All the people who would like to use flohmarkt but can't today can shut up or set up a server.

That is a really shitty answer.

[-] poVoq@slrpnk.net 2 points 1 week ago

No, it is shitty that you expect others to do this work for you.

[-] bob_lemon@feddit.org 10 points 1 week ago

It should support both. On the instance side to limit a region/country matching the instance, then client side to set your actual reachable area.

[-] non_burglar@lemmy.world 7 points 1 week ago

It"s one thing to limit searches bases on geographic location of items, but I should be able to change that to look up items at a destination to which I'm travelling, or just to compare to my area.

Plus, I might be more willing to travel farther to get a used car than a loveseat.

This is def bad design.

[-] poVoq@slrpnk.net 4 points 1 week ago

This is why it federates, you can find offers from other instances that are further away just fine. However to make curation easier and lower the server load the admin can limit the geographic distance of federation so that for example it doesn't have to federate thousands of posts from Japan that few of the users of their location specific instance are likely interested in.

I really don't understand why that is so hard to grasp conceptually and this is definitly good design.

[-] non_burglar@lemmy.world 7 points 1 week ago

I really don't understand why that is so hard to grasp conceptually

That is quite clear from your insistence that you know what users want.
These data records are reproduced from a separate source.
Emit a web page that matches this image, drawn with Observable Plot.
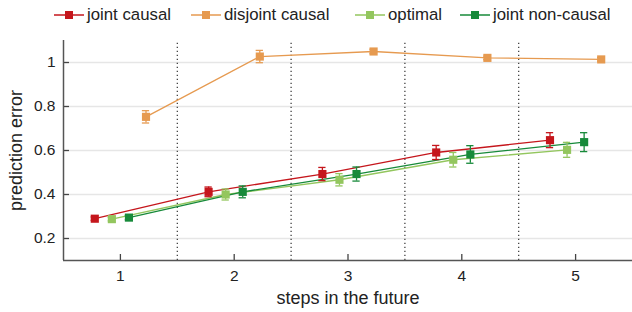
<!DOCTYPE html>
<html>
<head>
<meta charset="utf-8">
<script src="https://cdn.jsdelivr.net/npm/d3@7"></script>
<script src="https://cdn.jsdelivr.net/npm/@observablehq/plot@0.6"></script>
<style>
  body { margin: 0; background: #fff; font-family: "Liberation Sans", Arial, sans-serif; }
  #legend { position: relative; height: 32px; width: 632px; }
  .item { position: absolute; top: 4px; height: 22px; display: flex; align-items: center; font-size: 16.8px; color: #222; white-space: nowrap; }
  .item svg { margin-right: 3px; }
</style>
</head>
<body>
<div id="legend"></div>
<div id="chart"></div>
<script>
const steps = [1, 2, 3, 4, 5];
const seriesNames = ["joint causal", "disjoint causal", "optimal", "joint non-causal"];
const colors = ["#c5161c", "#e69a50", "#93c65e", "#178a3a"];
const offsets = [-0.225, 0.225, -0.075, 0.075];
const jointCausal    = [0.290, 0.412, 0.493, 0.591, 0.647];
const jointCausalErr = [0.008, 0.022, 0.030, 0.032, 0.034];
const disjointCausal    = [0.753, 1.027, 1.050, 1.021, 1.014];
const disjointCausalErr = [0.028, 0.028, 0.010, 0.008, 0.008];
const optimal    = [0.288, 0.400, 0.467, 0.558, 0.603];
const optimalErr = [0.008, 0.025, 0.028, 0.033, 0.034];
const jointNonCausal    = [0.295, 0.412, 0.493, 0.582, 0.638];
const jointNonCausalErr = [0.010, 0.027, 0.032, 0.040, 0.043];
const yTicks = [0.2, 0.4, 0.6, 0.8, 1.0];
const separators = [1.5, 2.5, 3.5, 4.5];

const values = [jointCausal, disjointCausal, optimal, jointNonCausal];
const errs = [jointCausalErr, disjointCausalErr, optimalErr, jointNonCausalErr];
const data = [];
seriesNames.forEach((name, i) => {
  steps.forEach((s, j) => {
    data.push({series: name, step: s, x: s + offsets[i], y: values[i][j], lo: values[i][j] - errs[i][j], hi: values[i][j] + errs[i][j]});
  });
});

// legend
const legend = document.getElementById("legend");
const legendX = [54, 191, 355, 460];
seriesNames.forEach((name, i) => {
  const div = document.createElement("div");
  div.className = "item";
  div.style.left = legendX[i] + "px";
  div.innerHTML = `<svg width="30" height="12"><line x1="0" x2="30" y1="6" y2="6" stroke="${colors[i]}" stroke-width="1.5"/><rect x="11" y="2" width="8" height="8" fill="${colors[i]}"/></svg><span>${name}</span>`;
  legend.appendChild(div);
});

const color = {domain: seriesNames, range: colors};
const capW = 0.032;
const fmtY = d => d === 1 ? "1" : d3.format(".1f")(d);
const chart = Plot.plot({
  width: 632,
  height: 280,
  marginTop: 8,
  marginBottom: 52,
  marginLeft: 63,
  marginRight: 0,
  style: {fontFamily: "Liberation Sans, Arial, sans-serif", fontSize: "15.5px", color: "#222", background: "#fff"},
  x: {domain: [0.5, 5.5], label: null},
  y: {domain: [0.1, 1.1], label: null},
  color,
  marks: [
    Plot.ruleY(yTicks, {y: d => d, stroke: "#e6e6e6", strokeWidth: 1.5}),
    Plot.ruleX(separators, {x: d => d, y1: 0.1, y2: 1.1, stroke: "#333", strokeDasharray: "1.2,2.8", strokeWidth: 1.2}),
    Plot.ruleX(steps, {x: d => d, y1: 0.1, y2: 0.1 + 6 / 220, stroke: "#444", strokeWidth: 1.3}),
    Plot.ruleY(yTicks, {y: d => d, x1: 0.5, x2: 0.5 + 6 / 114, stroke: "#444", strokeWidth: 1.3}),
    Plot.ruleX([0.5], {x: d => d, y1: 0.1, y2: 1.1, stroke: "#555", strokeWidth: 1.5}),
    Plot.ruleY([0.1], {y: d => d, x1: 0.5, x2: 5.5, stroke: "#555", strokeWidth: 1.5}),
    Plot.line(data, {x: "x", y: "y", z: "series", stroke: "series", strokeWidth: 1.3}),
    Plot.ruleX(data, {x: "x", y1: "lo", y2: "hi", stroke: "series", strokeWidth: 1.3}),
    Plot.ruleY(data, {y: "lo", x1: d => d.x - capW, x2: d => d.x + capW, stroke: "series", strokeWidth: 1.3}),
    Plot.ruleY(data, {y: "hi", x1: d => d.x - capW, x2: d => d.x + capW, stroke: "series", strokeWidth: 1.3}),
    Plot.dot(data, {x: "x", y: "y", fill: "series", symbol: "square", r: 4.6, stroke: "none"}),
    Plot.axisX({ticks: steps, tickSize: 0, tickPadding: 9, tickFormat: d => d, label: null, fontSize: 15.5}),
    Plot.axisY({ticks: yTicks, tickSize: 0, tickPadding: 8, tickFormat: fmtY, label: null, fontSize: 15.5}),
    Plot.text(["steps in the future"], {frameAnchor: "bottom", lineAnchor: "middle", dy: 38, fontSize: 18, fill: "#222", text: d => d}),
    Plot.text(["prediction error"], {frameAnchor: "left", textAnchor: "middle", lineAnchor: "middle", dx: -47, rotate: -90, fontSize: 18, fill: "#222", text: d => d})
  ]
});
document.getElementById("chart").appendChild(chart);
</script>
</body>
</html>
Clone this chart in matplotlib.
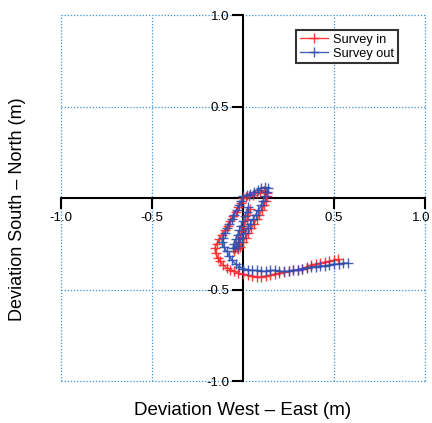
import numpy as np
import matplotlib
matplotlib.use("Agg")
import matplotlib.pyplot as plt
from matplotlib.transforms import ScaledTranslation

# =========================
# data (deviation in m)
# =========================
in_x = [0.04, 0.03, 0.02, 0.005, -0.005, -0.015, -0.025, -0.035, -0.05,
        -0.03, -0.015,
        0.0, 0.015, 0.03, 0.045, 0.06, 0.075, 0.09, 0.105, 0.115, 0.125, 0.13, 0.13,
        0.115, 0.095, 0.075, 0.055, 0.035, 0.015, 0.0,
        -0.01, -0.025, -0.04, -0.055, -0.07, -0.085, -0.10, -0.115, -0.13, -0.145, -0.155,
        -0.15, -0.14, -0.125, -0.11, -0.09, -0.07, -0.05, -0.025, 0.0, 0.025, 0.05, 0.075,
        0.10, 0.125,
        0.15, 0.175, 0.20, 0.225, 0.25, 0.275, 0.30, 0.325, 0.35, 0.375, 0.40, 0.425,
        0.45, 0.475, 0.50, 0.52]
in_y = [-0.06, -0.09, -0.12, -0.15, -0.18, -0.21, -0.24, -0.27, -0.29,
        -0.28, -0.265,
        -0.24, -0.215, -0.19, -0.165, -0.14, -0.115, -0.09, -0.065, -0.04, -0.015, 0.01, 0.03,
        0.04, 0.035, 0.03, 0.02, 0.01, 0.005, 0.0,
        -0.025, -0.05, -0.075, -0.10, -0.125, -0.15, -0.175, -0.20, -0.225, -0.25, -0.275,
        -0.30, -0.325, -0.345, -0.365, -0.38, -0.39, -0.40, -0.41, -0.415, -0.42, -0.425, -0.43,
        -0.43, -0.425,
        -0.42, -0.415, -0.41, -0.405, -0.40, -0.395, -0.39, -0.385, -0.375, -0.365, -0.36, -0.355,
        -0.35, -0.345, -0.34, -0.335]

out_x = [0.027, 0.02, 0.01, 0.0, -0.01, -0.02, -0.03, -0.04, -0.05, -0.055,
         -0.045, -0.03,
         -0.02, -0.005, 0.01, 0.025, 0.04, 0.055, 0.07, 0.085, 0.10, 0.11, 0.12, 0.13, 0.135,
         0.12, 0.10, 0.08, 0.06, 0.04, 0.02, 0.0,
         -0.01, -0.02, -0.035, -0.05, -0.06, -0.075, -0.09, -0.10, -0.11, -0.115,
         -0.105, -0.09, -0.075, -0.06, -0.04, -0.02, 0.0, 0.025, 0.05, 0.075, 0.10,
         0.125, 0.15, 0.175, 0.20, 0.225, 0.25, 0.275, 0.30, 0.325, 0.35, 0.375, 0.40,
         0.425, 0.45, 0.475, 0.50, 0.525, 0.55, 0.575]
out_y = [-0.05, -0.075, -0.10, -0.125, -0.15, -0.175, -0.20, -0.225, -0.25, -0.27,
         -0.275, -0.26,
         -0.24, -0.215, -0.19, -0.165, -0.14, -0.115, -0.09, -0.065, -0.04, -0.015, 0.01, 0.035, 0.055,
         0.06, 0.055, 0.045, 0.035, 0.025, 0.015, 0.01,
         -0.015, -0.04, -0.065, -0.09, -0.115, -0.14, -0.165, -0.19, -0.215, -0.24,
         -0.265, -0.29, -0.315, -0.34, -0.36, -0.375, -0.385, -0.39, -0.395, -0.395, -0.40,
         -0.40, -0.395, -0.395, -0.40, -0.40, -0.40, -0.395, -0.39, -0.385, -0.38, -0.375, -0.375,
         -0.37, -0.37, -0.365, -0.36, -0.36, -0.355, -0.355]

ticks = [-1.0, -0.5, 0.0, 0.5, 1.0]
tick_labels = ["-1.0", "-0.5", "", "0.5", "1.0"]

plt.rcParams["font.family"] = ["Liberation Sans", "DejaVu Sans"]

fig = plt.figure(figsize=(4.32, 4.23), dpi=100)
ax = fig.add_axes([0.141, 0.099, 0.843, 0.865])

# dotted grid incl. the outer box
grid_col = "#3d93d6"
for t in ticks:
    if t == 0.0:
        continue
    ax.axhline(t, color=grid_col, lw=0.9, ls=(0, (1, 1.5)), clip_on=False, zorder=0)
    ax.axvline(t, color=grid_col, lw=0.9, ls=(0, (1, 1.5)), clip_on=False, zorder=0)

ax.plot(in_x, in_y, color="#ff2a2a", lw=1.0, marker="+", ms=6.5, mew=1.0,
        alpha=0.9, label="Survey in", zorder=3)
ax.plot(out_x, out_y, color="#2f4fb0", lw=1.0, marker="+", ms=6.5, mew=1.0,
        alpha=0.9, label="Survey out", zorder=4)

ax.set_xlim(-1, 1)
ax.set_ylim(-1, 1)

for side in ["top", "right"]:
    ax.spines[side].set_visible(False)
for side in ["left", "bottom"]:
    ax.spines[side].set_position("zero")
    ax.spines[side].set_linewidth(1.5)
    ax.spines[side].set_zorder(2)

ax.set_xticks(ticks)
ax.set_xticklabels(tick_labels)
ax.set_yticks(ticks)
ax.set_yticklabels(tick_labels)
ax.tick_params(direction="out", length=8, width=1.5, labelsize=9.5, pad=2)

# keep the right-most label inside the figure
last = ax.get_xticklabels()[-1]
last.set_horizontalalignment("right")
last.set_transform(last.get_transform() + ScaledTranslation(5 / 100, 0, fig.dpi_scale_trans))

fig.text(0.5625, 0.03, "Deviation West \u2013 East (m)", ha="center", va="center", fontsize=13.5)
fig.text(0.04, 0.505, "Deviation South \u2013 North (m)", ha="center", va="center",
         rotation=90, fontsize=13)

leg = ax.legend(loc="upper right", bbox_to_anchor=(0.925, 0.96), fontsize=9.2,
                frameon=True, fancybox=False, handlelength=2.2, borderpad=0.3,
                labelspacing=0.15, handletextpad=0.4, borderaxespad=0)
leg.get_frame().set_edgecolor("black")
leg.get_frame().set_linewidth(1.5)

fig.savefig("out.png", dpi=100)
[-] poVoq@slrpnk.net 2 points 1 week ago

They want local listings and not commercial sellers spamming them with ads yes.

[-] Arcka@midwest.social 4 points 1 week ago

Agreed. I've made a day trip to the neighboring state to buy a used car from a CL listing, but I probably wouldn't travel to the other side of the country for it.

Similarly, for many things I wouldn't travel more than an hour to get them.

The distance radius really needs to be adjustable per search to be useful outside of densely populated areas.